=== RECORDED DATA ===
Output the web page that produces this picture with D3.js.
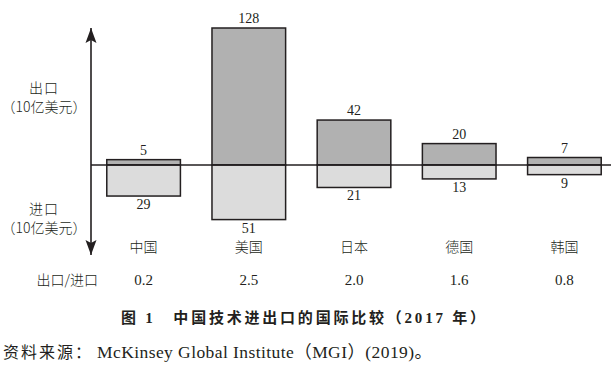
<!DOCTYPE html>
<html><head><meta charset="utf-8">
<script src="https://cdn.jsdelivr.net/npm/d3@7"></script>
<style>body{margin:0;background:#fff}svg{display:block}</style>
</head><body>
<script>
const categories = ["中国","美国","日本","德国","韩国"];
const exportsVal = [5,128,42,20,7];
const importsVal = [29,51,21,13,9];
const ratios = ["0.2","2.5","2.0","1.6","0.8"];

const W=616,H=367;
const svg=d3.select("body").append("svg").attr("width",W).attr("height",H);
const serif='"Liberation Serif","Noto Sans CJK SC",serif';
const cjk='"Noto Sans CJK SC",sans-serif';
const ink="#231f20";

const x=d3.scaleBand().domain(categories).range([91,617]).paddingInner(0.3).paddingOuter(0.15);
const y=d3.scaleLinear().domain([-128,128]).range([302,28]);
const y0=y(0);

const defs=svg.append("defs");
defs.append("marker").attr("id","ah").attr("viewBox","0 -6 15 12").attr("refX",15).attr("refY",0)
  .attr("markerWidth",15).attr("markerHeight",12).attr("markerUnits","userSpaceOnUse").attr("orient","auto-start-reverse")
  .append("path").attr("d","M15,0 L0,-5.5 L3,0 L0,5.5 Z").attr("fill",ink);

// bars
const g=svg.append("g");
categories.forEach((c,i)=>{
  g.append("rect").attr("x",x(c)).attr("width",x.bandwidth())
   .attr("y",y(exportsVal[i])).attr("height",y0-y(exportsVal[i]))
   .attr("fill","#b1b1b1").attr("stroke",ink).attr("stroke-width",1.5);
  g.append("rect").attr("x",x(c)).attr("width",x.bandwidth())
   .attr("y",y0).attr("height",y(-importsVal[i])-y0)
   .attr("fill","#dcdcdc").attr("stroke",ink).attr("stroke-width",1.5);
  const cx=x(c)+x.bandwidth()/2;
  g.append("text").attr("x",cx).attr("y",y(exportsVal[i])-5).attr("text-anchor","middle")
   .attr("font-family",serif).attr("font-size",14).attr("fill",ink).text(exportsVal[i]);
  g.append("text").attr("x",cx).attr("y",y(-importsVal[i])+13).attr("text-anchor","middle")
   .attr("font-family",serif).attr("font-size",14).attr("fill",ink).text(importsVal[i]);
  g.append("text").attr("x",cx).attr("y",252).attr("text-anchor","middle")
   .attr("font-family",cjk).attr("font-size",14).attr("font-weight",300).attr("fill",ink).text(c);
  g.append("text").attr("x",cx).attr("y",285).attr("text-anchor","middle")
   .attr("font-family",serif).attr("font-size",15).attr("fill",ink).text(ratios[i]);
});

// axes
svg.append("line").attr("x1",91).attr("x2",611).attr("y1",y0).attr("y2",y0).attr("stroke",ink).attr("stroke-width",1.6);
svg.append("line").attr("x1",91).attr("x2",91).attr("y1",28).attr("y2",255).attr("stroke",ink).attr("stroke-width",1.6)
  .attr("marker-start","url(#ah)").attr("marker-end","url(#ah)");

// axis labels
const lab=(t,xx,yy,anchor,size)=>svg.append("text").attr("x",xx).attr("y",yy).attr("text-anchor",anchor||"middle")
  .attr("font-family",cjk).attr("font-size",size||13).attr("font-weight",300).attr("fill",ink).text(t);
lab("出口",44,93,"middle",14).attr("letter-spacing",1);
lab("（10亿美元）",44,112,"middle",14);
lab("进口",44,214,"middle",14).attr("letter-spacing",1);
lab("（10亿美元）",44,233,"middle",14);
lab("出口/进口",98,285,"end",14);

svg.append("text").attr("x",121).attr("y",323)
  .attr("font-family",serif).attr("font-size",15).attr("font-weight",700).attr("fill",ink)
  .attr("textLength",364).attr("lengthAdjust","spacing")
  .text("图 1　中国技术进出口的国际比较（2017 年）");
const src=svg.append("text").attr("y",358).attr("font-family",serif).attr("font-size",17.5).attr("fill",ink);
src.append("tspan").attr("x",3).attr("textLength",88).attr("lengthAdjust","spacing").attr("font-size",16).text("资料来源：");
src.append("tspan").attr("x",97).attr("textLength",335).attr("lengthAdjust","spacing").text("McKinsey Global Institute（MGI）(2019)。");
</script>
</body></html>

=== GIVEN PROBLEM ===
Only lines belong in the copy: transcribe those from the start of the data through the line that contains "L0,-5.5 L3,0 L0,5.5", and skip the pictures.

=== COMPLETE RESPONSE ===
Output the web page that produces this picture with D3.js.
<!DOCTYPE html>
<html><head><meta charset="utf-8">
<script src="https://cdn.jsdelivr.net/npm/d3@7"></script>
<style>body{margin:0;background:#fff}svg{display:block}</style>
</head><body>
<script>
const categories = ["中国","美国","日本","德国","韩国"];
const exportsVal = [5,128,42,20,7];
const importsVal = [29,51,21,13,9];
const ratios = ["0.2","2.5","2.0","1.6","0.8"];

const W=616,H=367;
const svg=d3.select("body").append("svg").attr("width",W).attr("height",H);
const serif='"Liberation Serif","Noto Sans CJK SC",serif';
const cjk='"Noto Sans CJK SC",sans-serif';
const ink="#231f20";

const x=d3.scaleBand().domain(categories).range([91,617]).paddingInner(0.3).paddingOuter(0.15);
const y=d3.scaleLinear().domain([-128,128]).range([302,28]);
const y0=y(0);

const defs=svg.append("defs");
defs.append("marker").attr("id","ah").attr("viewBox","0 -6 15 12").attr("refX",15).attr("refY",0)
  .attr("markerWidth",15).attr("markerHeight",12).attr("markerUnits","userSpaceOnUse").attr("orient","auto-start-reverse")
  .append("path").attr("d","M15,0 L0,-5.5 L3,0 L0,5.5 Z").attr("fill",ink);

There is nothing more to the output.